If you rent your Camp Verde home for fewer than 15 days during the year, the rental income is completely tax-free. You do not even report it. This is sometimes called the “Masters exemption” or the Augusta Rule (referencing IRS Publication 527 and Section 280A of the Internal Revenue Code).

But once you cross the 15-day threshold, everything changes. You must report all rental income, and your deductions are subject to allocation between personal and rental use days. If your personal use exceeds the greater of 14 days or 10% of rental days, the property is classified as a personal residence, which severely limits your ability to take rental losses.

Strategic Implications for Camp Verde Owners

Say you rent your Camp Verde cabin on Airbnb for 60 days a year at $200 per night. That is $12,000 in gross income. If you personally use the cabin for 20 days, you have exceeded the 10% threshold (10% of 60 = 6 days). The property is now a personal residence for tax purposes, and your rental deductions cannot exceed your rental income. No loss deduction for you.

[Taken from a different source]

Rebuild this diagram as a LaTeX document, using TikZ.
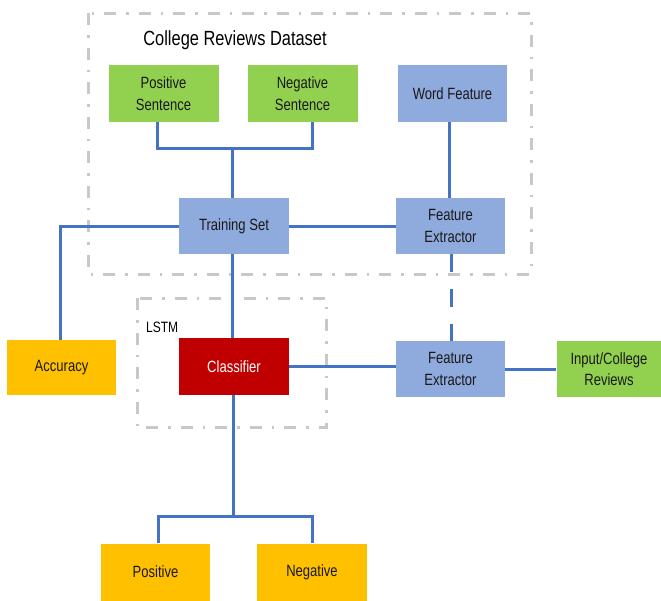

Contrast that with a Camp Verde investor who rents for 60 days but limits personal use to just 5 days. Now the property qualifies as a rental activity, and losses (if any) can offset other income, subject to passive activity rules. The difference between 5 personal days and 20 personal days can mean thousands of dollars in tax savings.

Passive Activity Rules: The Hidden Trap for Camp Verde Landlords

Most Camp Verde rental property owners are classified as passive investors under IRC Section 469. That means your rental losses can only offset other passive income, not your W-2 salary or business income. There are two critical exceptions.

The $25,000 Special Allowance

If your modified adjusted gross income (MAGI) is under $100,000 and you actively participate in managing the rental (approving tenants, setting rent, authorizing repairs), you can deduct up to $25,000 in rental losses against non-passive income. The allowance phases out between $100,000 and $150,000 of MAGI. Above $150,000, it disappears entirely.

For Camp Verde investors with day jobs earning $120,000, that phase-out hits hard. You lose $1 of the $25,000 allowance for every $2 of MAGI above $100,000. At $120,000, your allowance is only $15,000. At $140,000, it is $5,000. Know your number before you count on this deduction.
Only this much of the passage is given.